Tuesday, May 23, 2017
For true history buffs, the subject is nothing short of captivating. For others, it can be downright dull. Maybe, it’s in the delivery.
That’s one reason Mercyhurst University history major Sydney Van Leeuwen, a senior from Detroit, Michigan, is blending her love of history with documentary filmmaking. The History Channel has been a big cable success story as have historically based films like Gettysburg, Schindler’s List, and Lincoln. Sydney plans to start small, and is working in Erie this summer on her senior project, a documentary of the Pennsylvania Soldiers and Sailors Home.

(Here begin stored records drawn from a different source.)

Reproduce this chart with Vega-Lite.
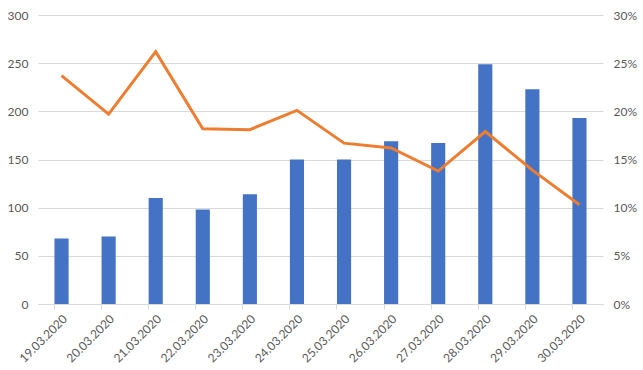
{
  "$schema": "https://vega.github.io/schema/vega-lite/v6.json",
  "autosize": {"type": "none"},
  "padding": {"left": 38, "top": 15, "right": 40, "bottom": 66},
  "width": 565,
  "height": 289,
  "background": "white",
  "config": {
    "view": {"stroke": null},
    "font": "Lato",
    "axis": {"labelFont": "Lato", "labelColor": "#595959", "labelFontSize": 12}
  },
  "data": {
    "values": [
      {"date": "19.03.2020", "count": 68, "rate": 0.237},
      {"date": "20.03.2020", "count": 70, "rate": 0.197},
      {"date": "21.03.2020", "count": 110, "rate": 0.262},
      {"date": "22.03.2020", "count": 98, "rate": 0.182},
      {"date": "23.03.2020", "count": 114, "rate": 0.181},
      {"date": "24.03.2020", "count": 150, "rate": 0.201},
      {"date": "25.03.2020", "count": 150, "rate": 0.167},
      {"date": "26.03.2020", "count": 169, "rate": 0.162},
      {"date": "27.03.2020", "count": 167, "rate": 0.138},
      {"date": "28.03.2020", "count": 249, "rate": 0.179},
      {"date": "29.03.2020", "count": 223, "rate": 0.139},
      {"date": "30.03.2020", "count": 193, "rate": 0.103}
    ]
  },
  "encoding": {
    "x": {
      "field": "date", "type": "ordinal", "title": null,
      "scale": {"paddingInner": 0.7, "paddingOuter": 0.35},
      "axis": {
        "labelAngle": -45, "bandPosition": 0,
        "domainColor": "#d9d9d9", "tickColor": "#d9d9d9", "tickSize": 5,
        "labelPadding": 4, "grid": false
      }
    }
  },
  "layer": [
    {
      "mark": {"type": "bar", "color": "#4472C4"},
      "encoding": {
        "y": {
          "field": "count", "type": "quantitative", "title": null,
          "scale": {"domain": [0, 300]},
          "axis": {"values": [0, 50, 100, 150, 200, 250, 300], "domain": false, "ticks": false,
                   "gridColor": "#d9d9d9", "labelPadding": 10}
        }
      }
    },
    {
      "mark": {"type": "line", "color": "#ED7D31", "strokeWidth": 3},
      "encoding": {
        "y": {
          "field": "rate", "type": "quantitative", "title": null,
          "scale": {"domain": [0, 0.3]},
          "axis": {"orient": "right", "format": ".0%", "values": [0, 0.05, 0.1, 0.15, 0.2, 0.25, 0.3],
                   "domain": false, "ticks": false, "grid": false, "labelPadding": 10}
        }
      }
    }
  ],
  "resolve": {"scale": {"y": "independent"}}
}
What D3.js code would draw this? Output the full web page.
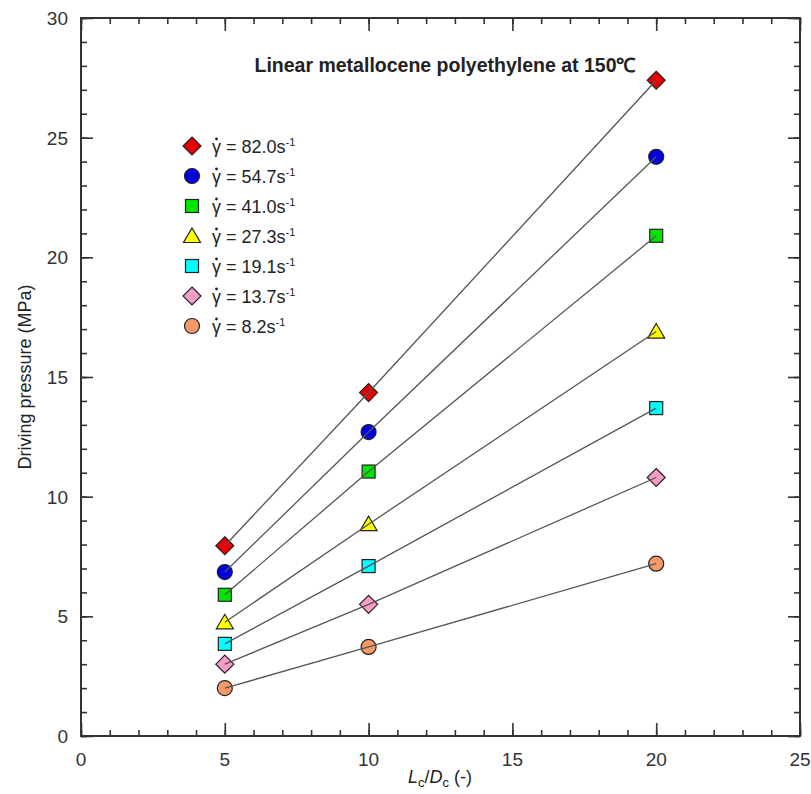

“As someone who loves history, I’m fine learning from books, but I know history isn’t always the most exciting area for everyone,” she said. On the other hand, “Who doesn’t like watching a movie?”
Sydney worked with history professors John Olszowka and Ben Scharff and communications department chair Brian Sheridan to craft a contract minor in documentary filmmaking to partner with a concentration in public history. This past year, Sydney was also an active participant in a digital history course taught by assistant history professor Averill Earls that enabled students to share Pennsylvania history, including stories of Mercyhurst, through the popular genre of podcasts. Their series is known as “Hurstories.”
As evidence of her hard work and commitment to promoting the study of history, Sydney was recognized as one of 15 student scholars nationwide by the Gilder Lehrman Institute of American History.
“The Historical Scholar Award is a highly competitive process with selection based on a student’s academic record, scholarly sample, and letters from faculty,” said Olszowka, history department chair. “For Mercyhurst and for Sydney this is a prestigious honor.”
The institute will send all of the winners to New York City June 4-9. Once there, they will participate in seminars and lectures, tour historical sites, and attend an awards ceremony recognizing their achievements.
“If you look at the world today, you’ll see many of the issues we face have been around since the dawn of time,” Sydney said. “There are solutions that can be found in the past, and we have to be willing to take the time to look there.”